What life do you live? Alone, in some nice home they let you own, with Pokémon that unnerve you because so often you seem more like them than your own species, a feeling you can't stand. You can't even be righteously angry at your situation. The IPL has been magnanimous. An earlier era you're burnt at the stake, a witch. A less peaceful or egalitarian epoch and they spirit you away into some lab to be vivisected and weaponized. This world is the best possible world, like the Old Man said, and the tragedy for you is that even in utopia you're alone, so pathetically alone. Isn't it true? Because I felt that way too. I took a step and fell out this world and realized. That's why I slashed my wrists. Have you ever tried to hurt yourself, Sabrina?
"She's in my head," Sabrina said, stunned.
"What the fuck? You're gonna say she has psychic powers too now?"
"I don't know." Sabrina rubbed a temple. "I don't—I don't think she does. But..."
The middle-aged guy stepped forward and slammed a palm hard on the table, startling Sabrina to a jolt, startling Cely too. "Answer her fucking question! Did MOTHER make you steal Bill's flash drive?"
She didn't. And it was true.
"She didn't," Sabrina said. "It's true."
"No it fucking isn't. Why else would she steal it?"
Cely didn't know. A whim, a sense; serendipity.
"She doesn't know," Sabrina said. "S... serendipity..."
"The flash drive's a distraction anyway, what is RISE doing tomorrow? How will they attack the stadium?"
They won't.
"They won't," Sabrina said.
"They're gonna do something. We know they are. What happens tomorrow? What happens on October 12?"
The world ends.
"The world ends," Sabrina said. She awoke from her daze and pierced Cely with a questioning stare. "What does that mean?"
Cely had no idea. MOTHER never once told her.
The younger agent scoffed. "I can't believe this."
I can.
"She can," Sabrina said. When both agents gave her a death glare, her eyes went straight down into the tabletop.
"Alright, out of the chair."
"Let the professionals handle this."
And they handled it, the way they knew how, with shouting and intimidation, pacing back and forth while she spoke not a single word. Sabrina remained in the corner, watching her feet and only sometimes turning eyes toward Cely. As the agents' words became a meaningless drone, Cely imagined the READ poster, the face in that tuxedo still so severe, so alone, no matter what guise they wrapped her in. Wasn't that why Cely eventually tore the poster off her wall?

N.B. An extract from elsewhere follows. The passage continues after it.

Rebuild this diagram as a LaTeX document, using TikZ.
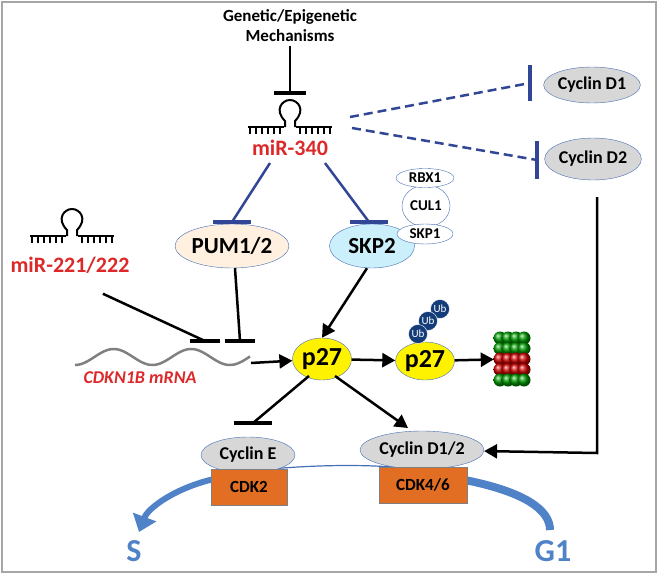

Tragedy. One special flower, cut and displayed under a glass dome. Cely wasn't like that. She wouldn't end up that way. None of them, not the IPL or Mom or Dad or MOTHER, none of them would control her. She alone, shining, as the story ended forever.
Eventually, Sabrina excused herself for a drink of water, and never returned.
Hours of yelling passed before a pounding came at the door. It opened a crack, someone whispered, the agents grimaced. With terse, pissy flicks of their hands, they told Aracely to scram.
Mom met her in the hall. She gripped Cely by the arm, dragged her close, and walked shielding her from the eyes of the agents at their backs. "That Old Bastard thinks he's all-powerful," Mom hissed. "It's not twenty years ago, buddy. I called every single member of the politburo. Even his loyalists. You should've heard them when I explained he was trying to sabotage his own finals! HAH."
Hand clenched around Cely's wrist, she led her to an elevator. The sun was down and all windows they passed were full of city lights that twinkled like stars.
"The helicopter left, so I had to bring the car. It's in the garage." She said this like bringing the car was what took her so long.
Buttons lit up in sequence to track their descent down the skyscraper's hundred floors. In silence Mom and Cely stood together, watching.
Suddenly Mom turned and wrapped her arms around her. She drew Cely in, bony body all angles as her chin touched Cely's forehead. "Promise me," she whispered, "promise me this is the last battle."
"I promise," Cely whispered back. She slid her phone out of her pocket just in time to watch 11:59 tick over to the next day.